Ника следила за Морицем. Ведь ей когда‑то надо будет описать все это — каким чеканным стихом взять этого человека, легкого и стремительного, лирического и резкого, рассказывающего про свои две души в образе двух своих дедов, — вот это было поистине великолепно! Как это все запомнить? Эту закинутую голову, страстное, строгое восхищение о давней, другой душе.
— Но тогда я многого не понимал, и раз — я со стыдом вспоминаю это — когда Черный дедушка пришел к нам — мы, дети, начали выводить его из себя…
— Значит, вы чувствовали в нем что‑то, что можно было травить… — полувопросом сказала Ника.

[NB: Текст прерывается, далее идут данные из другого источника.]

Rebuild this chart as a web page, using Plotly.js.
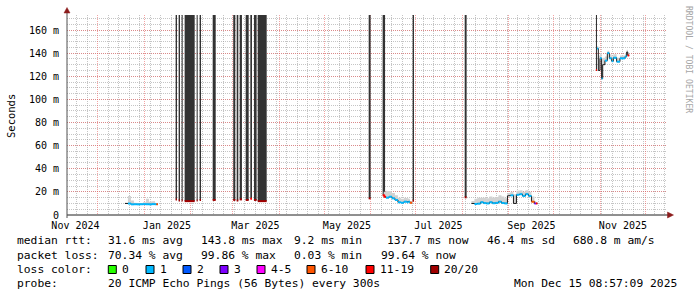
<!DOCTYPE html>
<html><head><meta charset="utf-8">
<script src="https://cdn.plot.ly/plotly-3.0.1.min.js"></script>
<style>html,body{margin:0;padding:0;background:#fff}#chart{width:697px;height:297px}</style>
</head><body><div id="chart"></div>
<script>
// ---------- time window & axes ----------
const rangeStart = '2024-11-10 08:57:09';
const rangeEnd = '2025-12-15 08:57:09';
const yMax = 172.97;
const majorGridStart = '2024-12-01';
const minorGridStart = '2024-11-17';
const xLabelDates = ['2024-11-16','2025-01-16','2025-03-16','2025-05-16','2025-07-16','2025-09-16','2025-11-16'];
const xLabelText = ['Nov 2024','Jan 2025','Mar 2025','May 2025','Jul 2025','Sep 2025','Nov 2025'];
const yTickVals = [0,20,40,60,80,100,120,140,160];
const yTickText = ['0','20 m','40 m','60 m','80 m','100 m','120 m','140 m','160 m'];

// ---------- loss colours ----------
const lossLabels = ['0','1','2','3','4-5','6-10','11-19','20/20'];
const lossColors = ['#26ff00','#00b8ff','#0059ff','#7e00ff','#ff00ff','#ff5500','#ff0000','#a00000'];

// ---------- heavy-loss periods (dark smoke to the top) ----------
const lossStart = ['2025-01-21 19:00','2025-01-23 19:00','2025-01-25 19:00','2025-01-27 19:00','2025-02-04 19:00','2025-02-06 19:00','2025-02-15 12:00',
  '2025-03-01 05:00','2025-03-03 12:00','2025-03-05 12:00','2025-03-09 12:00','2025-03-12 14:00','2025-03-15 00:00','2025-03-17 12:00',
  '2025-05-30 12:00','2025-06-08 19:00','2025-06-28 19:00','2025-08-02 12:00','2025-10-29 00:00'];
const lossEnd = ['2025-01-22 17:00','2025-01-24 17:00','2025-01-26 12:00','2025-02-03 12:00','2025-02-05 12:00','2025-02-07 17:00','2025-02-17 12:00',
  '2025-03-02 14:00','2025-03-04 14:00','2025-03-07 00:00','2025-03-11 12:00','2025-03-13 17:00','2025-03-16 19:00','2025-03-23 12:00',
  '2025-05-31 19:00','2025-06-10 10:00','2025-06-29 17:00','2025-08-03 19:00','2025-10-29 17:00'];
const lossFloor = [13.5,12.5,12.5,12,12.5,13,13,13,12.5,13.5,13,14,13,12,14.4,17,12.4,15.3,125.5];
const lossFloorCat = [7,7,7,7,7,7,7,7,7,7,7,6,7,7,7,6,7,7,6];

// ---------- median rtt segments (last date = end of segment) ----------
const segA_dates = ['2024-12-19','2024-12-21','2024-12-23','2024-12-25','2024-12-27','2024-12-29','2024-12-31','2025-01-02','2025-01-04','2025-01-06','2025-01-08','2025-01-09','2025-01-10'];
const segA_med   = [10.0,9.9,9.2,9.3,9.2,9.3,9.4,9.3,9.2,9.4,9.3,9.3,9.3];
const segA_max   = [10.6,16.5,12.5,10.5,10.2,10.2,11,14,11.5,12,10.5,10.2,10.2];
const segA_loss  = [null,1,1,1,1,1,1,1,1,1,1,5,null];

const segB_dates = ['2025-06-09 12:00','2025-06-11','2025-06-13','2025-06-15','2025-06-17','2025-06-19','2025-06-21','2025-06-23','2025-06-25','2025-06-26','2025-06-27','2025-06-28 12:00'];
const segB_med   = [15.8,15.0,15.8,14.4,13.0,11.0,10.6,11.5,11.0,11.5,10.6,10.6];
const segB_max   = [20,21,20.5,19,17,15,14,15,14.5,14,12,12];
const segB_loss  = [6,1,1,1,1,1,1,1,1,1,5,null];

const segC_dates = ['2025-08-07','2025-08-09','2025-08-11','2025-08-13','2025-08-15','2025-08-17','2025-08-19','2025-08-21','2025-08-23','2025-08-25','2025-08-27','2025-08-29',
  '2025-08-31','2025-09-02','2025-09-04','2025-09-06','2025-09-08','2025-09-10','2025-09-12','2025-09-14','2025-09-16','2025-09-18','2025-09-19','2025-09-20'];
const segC_med   = [10.0,9.5,9.8,11.0,10.3,10.0,11.0,10.2,10.5,11.5,10.4,10.0,16.5,17.0,10.0,17.5,18.0,16.5,18.0,16.5,11.5,10.0,10.0,10.0];
const segC_max   = [12,14,15,15.5,15,14.5,16,15,15.5,17,16,14.5,19,20,18,21,21.5,20,21.5,20,16,12,11,11];
const segC_loss  = [null,1,1,1,1,1,1,1,1,1,1,1,null,1,null,1,1,1,1,1,5,3,6,null];

const segD_dates = ['2025-10-29 17:00','2025-10-30 14:00','2025-10-31 17:00','2025-11-01 19:00','2025-11-02 12:00','2025-11-04 00:00','2025-11-05 14:00','2025-11-06 22:00',
  '2025-11-08 12:00','2025-11-09 14:00','2025-11-11 19:00','2025-11-14 00:00','2025-11-17 10:00','2025-11-18 12:00','2025-11-19 05:00','2025-11-20 05:00'];
const segD_med   = [144,125,135.5,118,130,133.5,140,135.5,133,136,132.6,135.5,137,141,138,138];
const segD_max   = [146,138,140,130,136,137,142,139,137,139,136,138,140,143,140,140];
const segD_loss  = [1,null,1,1,null,1,1,1,1,1,1,1,1,null,6,null];

// ---------- legend texts ----------
const rttLabel = 'median rtt:';
const rttStats = ['31.6 ms avg','143.8 ms max','9.2 ms min','137.7 ms now','46.4 ms sd','680.8 m am/s'];
const plLabel = 'packet loss:';
const plStats = ['70.34 % avg','99.86 % max','0.03 % min','99.64 % now'];
const lcLabel = 'loss color:';
const probeLabel = 'probe:';
const probeText = '20 ICMP Echo Pings (56 Bytes) every 300s';
const stampText = 'Mon Dec 15 08:57:09 2025';
const yTitle = 'Seconds';
const watermark = 'RRDTOOL / TOBI OETIKER';

// ================= build =================
const MONO = 'DejaVu Sans Mono';
const PL = 67, PT = 15, PW = 600, PH = 200;
const px = x => (x - PL) / PW;
const py = y => (PT + PH - y) / PH;
function toMs(s){ const t = s.length <= 10 ? s + 'T00:00:00Z' : s.replace(' ', 'T') + ':00Z'; return Date.parse(t); }
function toStr(ms){ return new Date(ms).toISOString().slice(0,19).replace('T',' '); }

const segs = [
  [segA_dates, segA_med, segA_max, segA_loss],
  [segB_dates, segB_med, segB_max, segB_loss],
  [segC_dates, segC_med, segC_max, segC_loss],
  [segD_dates, segD_med, segD_max, segD_loss]
];

const traces = [];

// smoke
const smX = [], smY = [];
segs.forEach(([d, m, mx]) => {
  const n = d.length;
  for (let i = 0; i < n - 1; i++) { smX.push(d[i], d[i+1]); smY.push(mx[i], mx[i]); }
  for (let i = n - 2; i >= 0; i--) { smX.push(d[i+1], d[i]); smY.push(m[i], m[i]); }
  smX.push(null); smY.push(null);
});
traces.push({type:'scatter', mode:'lines', x:smX, y:smY, fill:'toself', fillcolor:'#d2d2d2', line:{width:0}, hoverinfo:'skip'});

// heavy loss bars
const bx = [], bw = [], bbase = [], bh = [];
lossStart.forEach((s, i) => {
  const a = toMs(s), b = toMs(lossEnd[i]);
  bx.push(toStr((a + b) / 2)); bw.push(b - a); bbase.push(lossFloor[i]); bh.push(yMax - lossFloor[i]);
});
traces.push({type:'bar', x:bx, y:bh, base:bbase, width:bw, marker:{color:'#333333', line:{width:0}}, hoverinfo:'skip'});

// black step line for median
const mX = [], mY = [];
segs.forEach(([d, m]) => {
  for (let i = 0; i < d.length - 1; i++) { mX.push(d[i], d[i+1]); mY.push(m[i], m[i]); }
  mX.push(null); mY.push(null);
});
traces.push({type:'scatter', mode:'lines', x:mX, y:mY, line:{color:'#1a1a1a', width:1}, connectgaps:false, hoverinfo:'skip'});

// coloured median segments
lossColors.forEach((col, c) => {
  const x = [], y = [];
  segs.forEach(([d, m, mx, l]) => {
    for (let i = 0; i < d.length - 1; i++) if (l[i] === c) { x.push(d[i], d[i+1], null); y.push(m[i], m[i], null); }
  });
  if (x.length) traces.push({type:'scatter', mode:'lines', x, y, line:{color:col, width:2}, connectgaps:false, hoverinfo:'skip'});
});

// floor marks of heavy loss periods
lossColors.forEach((col, c) => {
  const x = [], y = [];
  lossStart.forEach((s, i) => { if (lossFloorCat[i] === c) { x.push(s, lossEnd[i], null); y.push(lossFloor[i], lossFloor[i], null); } });
  if (x.length) traces.push({type:'scatter', mode:'lines', x, y, line:{color:col, width:2}, hoverinfo:'skip'});
});

// axis-label helper axis
traces.push({type:'scatter', x:[], y:[], xaxis:'x2', yaxis:'y', hoverinfo:'skip'});

// ---------- annotations ----------
const ann = [];
const txt = (s, x, y, opt={}) => ann.push(Object.assign({text:s, x:px(x), y:py(y), xref:'paper', yref:'paper', xanchor:'left', yanchor:'middle', showarrow:false, borderpad:0, font:{family:MONO, size:11.3, color:'#000'}}, opt));
const rowY = [241, 255.5, 269.5, 283.5];
const statX1 = [107.3, 200, 293.3, 386.7, 486.7, 572.7];
const statX2 = [107.3, 200, 293.3, 380];
txt(rttLabel, 16, rowY[0]);
rttStats.forEach((s, i) => txt(s, statX1[i] - 0.5, rowY[0]));
txt(plLabel, 16, rowY[1]);
plStats.forEach((s, i) => txt(s, statX2[i] - 0.5, rowY[1]));
txt(lcLabel, 16, rowY[2]);
const sqX = [108.3, 146, 183, 220, 257, 307, 366, 430.7];
const shapes = [];
lossLabels.forEach((s, i) => {
  shapes.push({type:'rect', xref:'paper', yref:'paper', x0:px(sqX[i]), x1:px(sqX[i]+8), y0:py(273.5), y1:py(265.5), fillcolor:lossColors[i], line:{color:'#000', width:1}, layer:'above'});
  txt(s, sqX[i] + 12.5, rowY[2]);
});
txt(probeLabel, 16, rowY[3]);
txt(probeText, 106.8, rowY[3]);
txt(stampText, 512.8, rowY[3]);
ann.push({text:yTitle, x:px(11), y:py(116), xref:'paper', yref:'paper', xanchor:'center', yanchor:'middle', textangle:-90, showarrow:false, borderpad:0, font:{family:MONO, size:10.5, color:'#000'}});
ann.push({text:watermark, x:px(688.5), y:py(5), xref:'paper', yref:'paper', xanchor:'center', yanchor:'top', textangle:90, showarrow:false, borderpad:0, font:{family:MONO, size:8.1, color:'#a6a6a6'}});

// axes lines and arrows
const axisCol = '#202020', arrowCol = '#8c1c1c';
shapes.push({type:'line', xref:'paper', yref:'paper', x0:px(67), x1:px(669), y0:py(215), y1:py(215), line:{color:axisCol, width:1}, layer:'above'});
shapes.push({type:'line', xref:'paper', yref:'paper', x0:px(67), x1:px(67), y0:py(218), y1:py(12), line:{color:'#505050', width:1}, layer:'above'});
shapes.push({type:'path', xref:'paper', yref:'paper', path:`M ${px(673.5)} ${py(215)} L ${px(667.5)} ${py(212)} L ${px(667.5)} ${py(218)} Z`, fillcolor:arrowCol, line:{color:arrowCol, width:0.5}, layer:'above'});
shapes.push({type:'path', xref:'paper', yref:'paper', path:`M ${px(67)} ${py(7.5)} L ${px(64)} ${py(13)} L ${px(70)} ${py(13)} Z`, fillcolor:arrowCol, line:{color:arrowCol, width:0.5}, layer:'above'});

const minorGrid = 'rgba(150,150,150,0.55)', majorGrid = 'rgba(235,90,90,0.55)';
const layout = {
  width:697, height:297, margin:{l:PL, r:697-PL-PW, t:PT, b:297-PT-PH},
  paper_bgcolor:'#fff', plot_bgcolor:'#fff', showlegend:false, barmode:'overlay',
  font:{family:MONO, size:10, color:'#000'},
  xaxis:{type:'date', range:[rangeStart, rangeEnd], showticklabels:false, ticks:'', tick0:majorGridStart, dtick:'M1',
    showgrid:true, gridcolor:majorGrid, gridwidth:1, griddash:'1px,1px', zeroline:false, showline:false, fixedrange:true,
    minor:{tick0:minorGridStart, dtick:7*86400000, showgrid:true, gridcolor:minorGrid, gridwidth:1, griddash:'1px,1px', ticks:''}},
  xaxis2:{type:'date', range:[rangeStart, rangeEnd], overlaying:'x', anchor:'y', side:'bottom', tickmode:'array', tickvals:xLabelDates, ticktext:xLabelText,
    showgrid:false, ticks:'', ticklabelstandoff:3, zeroline:false, showline:false, tickfont:{family:MONO, size:10, color:'#000'}},
  yaxis:{range:[0, yMax], tickmode:'array', tickvals:yTickVals, ticktext:yTickText, showgrid:true, gridcolor:majorGrid, gridwidth:1, griddash:'1px,1px',
    zeroline:false, showline:false, ticks:'outside', ticklen:5, tickcolor:'rgba(0,0,0,0)', tickfont:{family:MONO, size:10, color:'#000'}, fixedrange:true,
    minor:{tickmode:'linear', tick0:0, dtick:5, showgrid:true, gridcolor:minorGrid, gridwidth:1, griddash:'1px,1px', ticks:''}},
  annotations:ann, shapes
};
Plotly.newPlot('chart', traces, layout, {staticPlot:true, displayModeBar:false});
</script>
</body></html>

— Да… — ответил чистосердечно и все‑таки немного упавшим голосом Мориц, — детям всегда больше импонирует какая‑то лучащаяся ясность; отсутствие какого‑либо надрыва. Может быть, это и шаблонно, и плоско — вопрос другой. Но вот почему я считаю негодным такое воспитание детей на happy end[10] — оно не способствует культуре и утонченности будущих людей. Мы чувствовали в нем какое‑то страдание — и только потом, старше, понял многое в Черном деде. И крайне жалею, что не сумел ему этого показать… Я вспоминаю отдельные черты отношения его к нашему дому: какой‑то протест, что и жена его сына — как‑то выпадала из этой среды, понимаете ли, и мы были, с его точки зрения, слишком барчуками (хотя специфически–барского в нас ничего не было), — мать всегда относилась к родителям отца с большим внешним почтением, но такова сила природы — что я и сейчас чувствую, что в этом всегда была некая неуловимая пренебрежительность к человеку не своего общества, хотя её ничем нельзя было уловить внешне, — и я думаю, это обостряло самолюбие моего деда.
— Она добрая женщина была, ваша мать?
Он помедлил — вот так Ника всегда спрашивала, когда не надо было спрашивать! Он помолчал, стараясь побороть раздражение. Он ответил голосом, в котором был уже потушен гонор:
— Бесспорно, да — мой отец был несомненно добрее её, но… как "простота" иногда бывает "хуже воровства", так доброта от распущенности бывает иногда на практике хуже злобы.
— Ваш отец разве был — распущен?
С этой женщиной нельзя было разговаривать! Она шла напролом в вещах, которые…
— Разве я сказал это — о нем? — ответил Мориц надменно.
— Простите! — нежданно добро, миролюбиво спохватилась она.
— Я вспоминаю две сцены о Черном дедушке, я забыл сказать, что, когда его привезли полумертвого на операцию, мать моя проявила к нему живейшую заботу. И мой визит к нему в больницу был не с отцом, а — с ней. Дед улыбался своей беспомощной детской улыбкой… Но все же близости настоящей у них не было. Умер он шестидесяти пяти лет. Его последнее бегство на родину, в свой народ, к своему — пусть нищему, но гордому и свободному — труду оказалось не по силам старому человеку и, конечно, носило характер самоубийства. Он был привезен в разгар горловой чахотки — он буквально умер с голоду. Он умер — спартански. Да, в обоих моих дедах сказалось два начала: гордый дух, огромное человеческое достоинство, пламенное чувство независимости. У Черного пламенная любовь, трагическая, скорбная к народу и — не национальная только, а общечеловеческого диапазона — ко всем угнетенным! И — у Белого деда — то же чувство большого достоинства, но — с самодовольством, польским; оптимизм — иронический немножко…
Мориц стоит и смотрит — вперёд? назад? — вдаль.
— Как они встречались? — спрашивает Ника совсем тихо.
9
Если б знал рассказчик, что через пять–шесть лет он сам, внук Черного деда, умрет от той же болезни в возрасте 44 лет. Годы спустя это приписала Ника в своих тетрадях.